Ces départs en série montrent aussi qu’Altman est pris à son propre jeu. Le dirigeant d’OpenAI ne s’est pas contenté d’exhiber les prouesses - bien réelles - de ses grands modèles de langage. Il a fait miroiter au monde l’arrivée imminente d’IA surpuissantes, bien plus intelligentes que l’humain. Une stratégie questionnable qui a participé à créer un prodigieux engouement autour de l’IA générative. Et a déclenché une intense guerre des cerveaux. Les talents de l’IA se font débaucher à coups de gros chèques. Et voient des investisseurs effrayés de rater le train de l’IA leur offrir les yeux fermés des financements généreux pour monter leur start-up. Pas simple de retenir ses employés dans ces conditions.

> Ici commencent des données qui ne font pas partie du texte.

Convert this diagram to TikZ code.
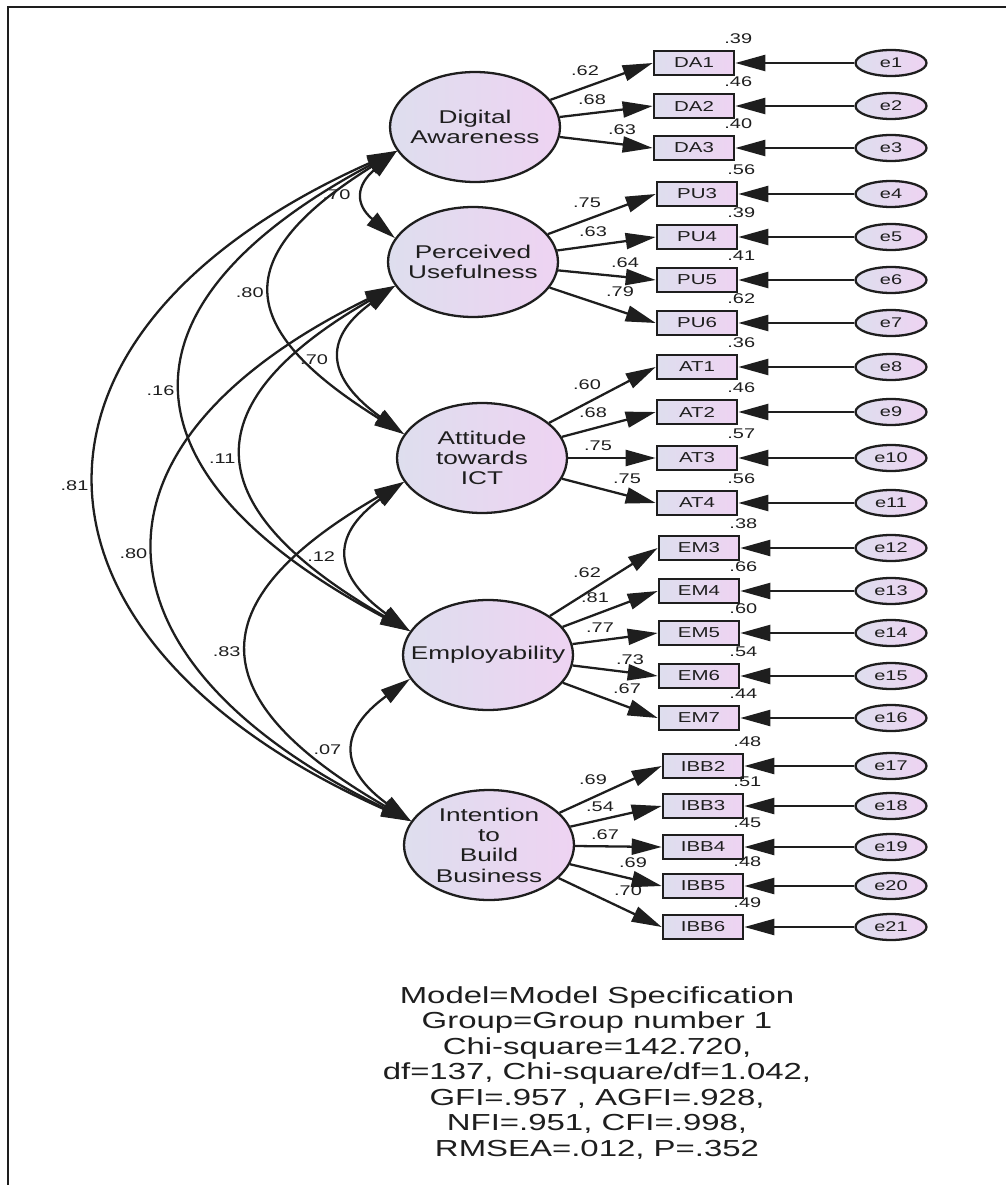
\documentclass[tikz,border=0pt]{standalone}
\usepackage{fontspec}
\setmainfont{Liberation Sans}[FakeStretch=1.42]
\usetikzlibrary{arrows.meta,shapes.geometric}

\definecolor{lavL}{RGB}{222,222,238}
\definecolor{lavR}{RGB}{238,211,242}
\definecolor{ink}{RGB}{30,30,30}

\begin{document}
\begin{tikzpicture}[
  x=0.02cm, y=-0.02cm,
  lavfill/.style={left color=lavL, right color=lavR},
  latent/.style={draw=ink, ellipse, lavfill, line width=1.3pt, minimum width=3.4cm,
    minimum height=2.2cm, inner xsep=-0.5cm, inner ysep=-1pt, align=center,
    text=ink, font=\fontsize{10.5}{11.6}\selectfont},
  obs/.style={draw=ink, rectangle, lavfill, line width=1.5pt, minimum width=1.6cm,
    minimum height=0.48cm, inner sep=0pt, text=ink, font=\fontsize{8.2}{9}\selectfont},
  error/.style={draw=ink, ellipse, lavfill, line width=1.3pt, minimum width=1.42cm,
    minimum height=0.52cm, inner sep=0pt, text=ink, font=\fontsize{8}{9}\selectfont},
  num/.style={inner sep=0pt, text=ink, font=\fontsize{8}{9}\selectfont},
  load/.style={draw=ink, line width=1.3pt, -{Triangle[length=0.6cm, width=0.32cm]}},
  cov/.style={draw=ink, line width=1.3pt,
    {Triangle[length=0.6cm, width=0.32cm]}-{Triangle[length=0.6cm, width=0.32cm]}},
  stats/.style={align=center, text=ink, font=\fontsize{13.2}{14.5}\selectfont}
]
\useasboundingbox (0,0) rectangle (1006,1185);

% Frame
\draw[ink, line width=1.3pt] (1006,7) -- (8,7) -- (8,1185);

% Latent variables
\node[latent] (DA)  at (475,127) {Digital\\Awareness};
\node[latent] (PU)  at (473,262) {Perceived\\Usefulness};
\node[latent] (AT)  at (482,458) {Attitude\\towards\\ICT};
\node[latent] (EM)  at (488,655) {Employability};
\node[latent] (IBB) at (489,845) {Intention\\to\\Build\\Business};

% Indicators, errors and loadings
\foreach \i/\lv/\txt/\xx/\yy/\ld/\lx/\ly/\rr in {
  1/DA/DA1/694/63/.62/585/71/.39,
  2/DA/DA2/694/106/.68/592/100/.46,
  3/DA/DA3/694/148/.63/622/130/.40,
  4/PU/PU3/697/194/.75/587/203/.56,
  5/PU/PU4/697/237/.63/593/232/.39,
  6/PU/PU5/697/280/.64/625/263/.41,
  7/PU/PU6/697/323/.79/620/292/.62,
  8/AT/AT1/697/367/.60/587/385/.36,
  9/AT/AT2/697/412/.68/593/413/.46,
  10/AT/AT3/697/458/.75/598/446/.57,
  11/AT/AT4/697/503/.75/627/479/.56,
  12/EM/EM3/699/548/.62/587/573/.38,
  13/EM/EM4/699/591/.81/595/598/.66,
  14/EM/EM5/699/633/.77/600/628/.60,
  15/EM/EM6/699/676/.73/630/660/.54,
  16/EM/EM7/699/718/.67/627/689/.44,
  17/IBB/IBB2/703/766/.69/593/780/.48,
  18/IBB/IBB3/703/806/.54/600/807/.51,
  19/IBB/IBB4/703/847/.67/605/835/.45,
  20/IBB/IBB5/703/886/.69/633/863/.48,
  21/IBB/IBB6/703/927/.70/628/891/.49}{
  \node[obs] (b\i) at (\xx,\yy) {\txt};
  \node[error] (e\i) at (891,\yy) {e\i};
  \node[num] (r\i) at ([shift={(3,-24)}]b\i.east) {\rr};
  \node[num] (l\i) at (\lx,\ly) {\ld};
  \draw[load] (\lv) -- (b\i.west);
  \draw[load] (e\i) -- (b\i);
}

% Covariances (curved, both ends)
\draw[cov] (DA.197) to[out=220, in=140, looseness=1.55] node[num, left=8pt] (c1) {.70} (PU.163);
\draw[cov] (DA.197) to[out=212, in=148, looseness=1.8] node[num, left=5pt] (c2) {.80} (AT.163);
\draw[cov] (DA.197) to[out=208, in=152, looseness=1.76] node[num, left=5pt] (c3) {.16} (EM.163);
\draw[cov] (DA.197) to[out=204, in=156, looseness=1.7] node[num, left=5pt] (c4) {.81} (IBB.163);
\draw[cov] (PU.197) to[out=216, in=144, looseness=1.6] node[num, left=8pt] (c5) {.70} (AT.163);
\draw[cov] (PU.197) to[out=210, in=150, looseness=1.79] node[num, left=5pt] (c6) {.11} (EM.163);
\draw[cov] (PU.197) to[out=206, in=154, looseness=1.74] node[num, left=5pt] (c7) {.80} (IBB.163);
\draw[cov] (AT.197) to[out=216, in=144, looseness=1.6] node[num, left=8pt] (c8) {.12} (EM.163);
\draw[cov] (AT.197) to[out=210, in=150, looseness=1.82] node[num, left=5pt] (c9) {.83} (IBB.163);
\draw[cov] (EM.197) to[out=216, in=144, looseness=1.6] node[num, left=8pt] (c10) {.07} (IBB.163);

% Fit statistics
\node[stats] (gof) at (597,1073) {Model=Model Specification\\
  Group=Group number 1\\
  Chi-square=142.720,\\
  df=137, Chi-square/df=1.042,\\
  GFI=.957 , AGFI=.928,\\
  NFI=.951, CFI=.998,\\
  RMSEA=.012, P=.352};

\end{tikzpicture}
\end{document}
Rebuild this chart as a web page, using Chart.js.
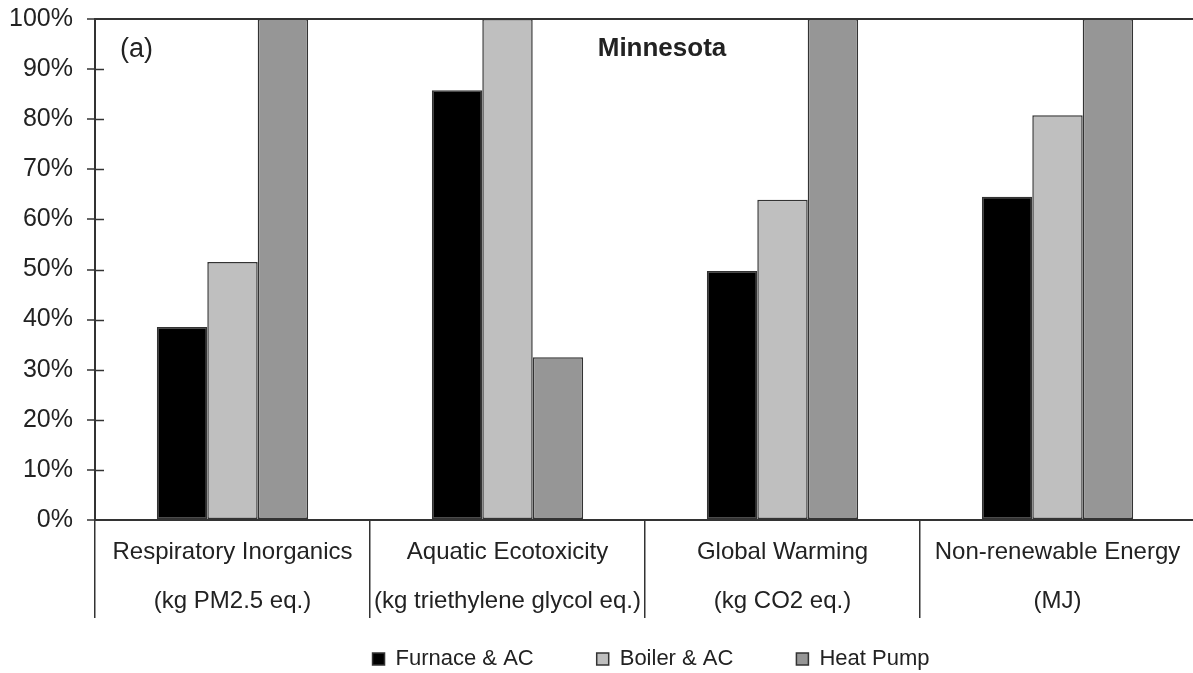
<!DOCTYPE html>
<html>
<head>
<meta charset="utf-8">
<script src="https://cdn.jsdelivr.net/npm/chart.js@4.4.1/dist/chart.umd.min.js"></script>
<style>
  html, body { margin: 0; padding: 0; background: #ffffff; overflow: hidden; }
  #wrap { position: relative; width: 1197px; height: 673px; }
</style>
</head>
<body>
<div id="wrap"><canvas id="c" width="1197" height="673"></canvas></div>
<script>
const categories = [
  ['Respiratory Inorganics', '(kg PM2.5 eq.)'],
  ['Aquatic Ecotoxicity', '(kg triethylene glycol eq.)'],
  ['Global Warming', '(kg CO2 eq.)'],
  ['Non-renewable Energy', '(MJ)']
];
const seriesNames = ['Furnace & AC', 'Boiler & AC', 'Heat Pump'];
const furnaceAC = [38.5, 85.8, 49.7, 64.5];
const boilerAC = [51.5, 100, 63.9, 80.8];
const heatPump = [100, 32.5, 100, 100];
const yTickValues = [0, 10, 20, 30, 40, 50, 60, 70, 80, 90, 100];
const panelLabel = '(a)';
const panelTitle = 'Minnesota';

const FONT = "'Liberation Sans', Arial, Helvetica, sans-serif";
const INK = '#222222';
const LINE = '#333333';

// extends the legend box upward so its row sits in the band under the category labels
const legendNudge = {
  id: 'legendNudge',
  afterLayout(chart) {
    const lg = chart.legend;
    if (!lg) return;
    lg.top -= 45;
    lg.height = lg.bottom - lg.top;
    lg.left += 6; lg.right += 6;
  }
};

const overlayText = {
  id: 'overlayText',
  afterDraw(chart) {
    const { ctx, chartArea, scales } = chart;
    const y = scales.y;
    ctx.save();
    ctx.strokeStyle = LINE;
    ctx.lineWidth = 1.5;
    yTickValues.forEach(v => {
      if (v === 0 || v === 100) return;
      const py = Math.round(y.getPixelForValue(v)) + 0.5;
      ctx.beginPath();
      ctx.moveTo(chartArea.left, py);
      ctx.lineTo(chartArea.left + 9, py);
      ctx.stroke();
    });
    ctx.fillStyle = INK;
    ctx.textBaseline = 'middle';
    ctx.textAlign = 'left';
    ctx.font = '27px ' + FONT;
    ctx.fillText(panelLabel, chartArea.left + 25, y.getPixelForValue(94));
    ctx.textAlign = 'center';
    ctx.font = 'bold 26px ' + FONT;
    ctx.fillText(panelTitle, chartArea.left + 567, y.getPixelForValue(94));
    ctx.restore();
  }
};

const ds = (label, data, color) => ({
  label, data,
  backgroundColor: color,
  borderColor: LINE,
  borderWidth: 1.5,
  borderSkipped: false,
  categoryPercentage: 0.55,
  barPercentage: 1.0
});

new Chart(document.getElementById('c'), {
  type: 'bar',
  data: {
    labels: categories,
    datasets: [
      ds(seriesNames[0], furnaceAC, '#000000'),
      ds(seriesNames[1], boilerAC, '#bfbfbf'),
      ds(seriesNames[2], heatPump, '#969696')
    ]
  },
  options: {
    responsive: false,
    animation: false,
    layout: { padding: { top: 19, right: 2, left: 0, bottom: 0 } },
    plugins: {
      tooltip: { enabled: false },
      title: { display: false },
      legend: {
        display: true,
        position: 'bottom',
        fullSize: false,
        maxHeight: 43,
        labels: {
          boxWidth: 12,
          boxHeight: 12,
          padding: 63,
          color: INK,
          font: { family: FONT, size: 22 }
        }
      }
    },
    scales: {
      x: {
        type: 'category',
        offset: true,
        afterFit(scale) { scale.height = 110; },
        grid: {
          offset: true,
          drawOnChartArea: false,
          drawTicks: true,
          tickLength: 98,
          color: LINE,
          tickColor: LINE,
          lineWidth: 1.5
        },
        border: { display: true, color: LINE, width: 2 },
        ticks: {
          color: INK,
          padding: -90,
          maxRotation: 0,
          autoSkip: false,
          font: { family: FONT, size: 24, lineHeight: 2.04 }
        }
      },
      y: {
        min: 0,
        max: 100,
        afterFit(scale) { scale.width = 95; },
        afterBuildTicks(scale) { scale.ticks = yTickValues.map(v => ({ value: v })); },
        grid: {
          drawOnChartArea: true,
          color: (c) => (c.tick && c.tick.value === 100 ? LINE : 'rgba(0,0,0,0)'),
          lineWidth: 2,
          tickColor: LINE,
          tickWidth: 1.5,
          tickLength: 8
        },
        border: { display: true, color: LINE, width: 2 },
        ticks: {
          color: INK,
          padding: 14,
          font: { family: FONT, size: 25, lineHeight: 0.2 },
          callback: (v) => v + '%'
        }
      }
    }
  },
  plugins: [legendNudge, overlayText]
});
</script>
</body>
</html>
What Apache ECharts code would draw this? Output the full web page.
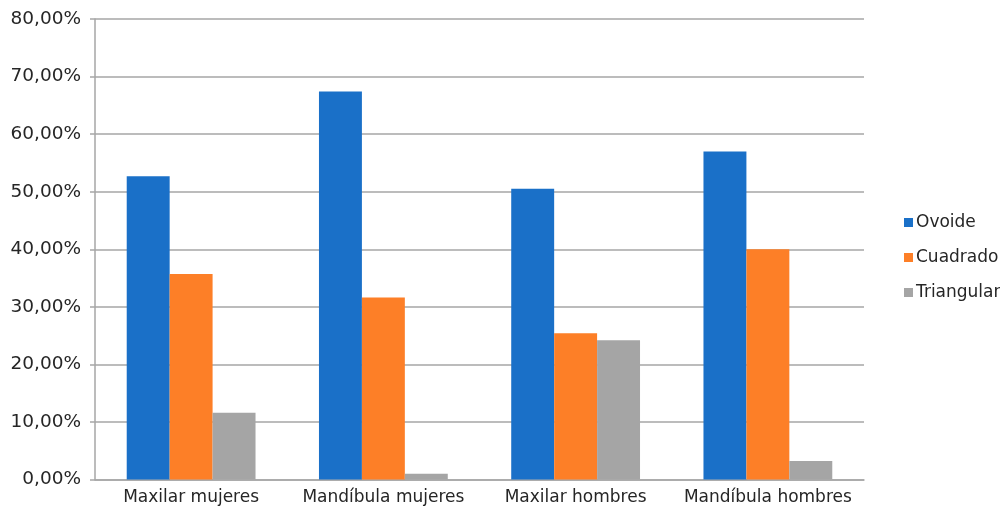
<!DOCTYPE html>
<html>
<head>
<meta charset="utf-8">
<script src="https://cdn.jsdelivr.net/npm/echarts@6/dist/echarts.min.js"></script>
<style>
  html, body { margin: 0; padding: 0; background: #fff; }
  #chart { width: 1000px; height: 508px; }
</style>
</head>
<body>
<div id="chart"></div>
<script>
// Forma de arcada por grupo (porcentaje)
const categories = ['Maxilar mujeres', 'Mandíbula mujeres', 'Maxilar hombres', 'Mandíbula hombres'];
const ovoide = [52.7, 67.4, 50.5, 57.0];
const cuadrado = [35.7, 31.6, 25.4, 40.0];
const triangular = [11.6, 1.0, 24.2, 3.2];

const seriesNames = ['Ovoide', 'Cuadrado', 'Triangular'];
const seriesColors = ['#1a70c8', '#fd7f27', '#a5a5a5'];
const seriesData = [ovoide, cuadrado, triangular];

const fontFamily = '"DejaVu Sans", sans-serif';
const pct = v => v.toFixed(2).replace('.', ',') + '%';

const chart = echarts.init(document.getElementById('chart'), null, { renderer: 'canvas' });
chart.setOption({
  animation: false,
  backgroundColor: '#ffffff',
  textStyle: { fontFamily: fontFamily },
  grid: { left: 95, right: 136, top: 19, bottom: 28.5, containLabel: false },
  legend: {
    orient: 'vertical',
    left: 899,
    top: 209,
    itemWidth: 9,
    itemHeight: 9,
    itemGap: 18,
    icon: 'rect',
    textStyle: { fontSize: 17, color: '#262626', fontFamily: fontFamily, padding: [0, 0, 0, -2] },
    data: seriesNames
  },
  xAxis: {
    type: 'category',
    data: categories,
    axisLine: { lineStyle: { color: '#a6a6a6', width: 1.5 } },
    axisTick: { alignWithLabel: false, length: 5, lineStyle: { color: '#a6a6a6', width: 1.5 } },
    axisLabel: { interval: 0, fontSize: 17, color: '#262626', margin: 10 }
  },
  yAxis: {
    type: 'value',
    min: 0,
    max: 80,
    interval: 10,
    axisLine: { show: true, lineStyle: { color: '#a6a6a6', width: 1.5 } },
    axisTick: { show: true, length: 5, lineStyle: { color: '#a6a6a6', width: 1.5 } },
    splitLine: { lineStyle: { color: '#a6a6a6', width: 1.5 } },
    axisLabel: { fontSize: 18.5, color: '#262626', margin: 14, formatter: pct }
  },
  series: seriesNames.map((name, i) => ({
    name: name,
    type: 'bar',
    data: seriesData[i],
    barGap: '0%',
    barCategoryGap: '33%',
    itemStyle: { color: seriesColors[i] }
  }))
});
</script>
</body>
</html>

Dans les mois qui viennent, la frénésie autour des start-up IA devrait s’atténuer. Il devient de plus en plus clair que seule une fraction d’entre elles a de réelles chances de passer un jour le mur de la rentabilité. Les investisseurs ne signeront pas éternellement des chèques en blanc aux jeunes pousses. Et une concentration s’opérera. Elle a d’une certaine manière déjà commencé, comme le montrent les accords qu’Amazon, Microsoft et Google ont respectivement passés avec Adept, Inflection AI et Character AI.

OpenAI doit cependant rester sur ses gardes. Ces dernières années, le rouleau compresseur Microsoft a aplani sa route, en mettant à sa disposition de considérables ressources (puissance de calcul, financements, etc.). En tout, le géant tech a investi 13 milliards de dollars dans la pépite de l'IA en échange de 49% de ses parts. Depuis le mélodrame de novembre dernier, Satya Nadella a toutefois compris qu’il ne devait pas mettre tous ses œufs dans le même panier. Microsoft a depuis investi dans le français Mistral AI ainsi que dans la start-up émiratie G42. Le groupe développe aussi ses propres IA (les mini-modèles Phi mais aussi MAI-1 un modèle de bien plus grande envergure selon The Information). En août, dans une déclaration à la SEC, Microsoft a d’ailleurs pour la première fois désigné OpenAI comme "un concurrent". La lune de miel est finie.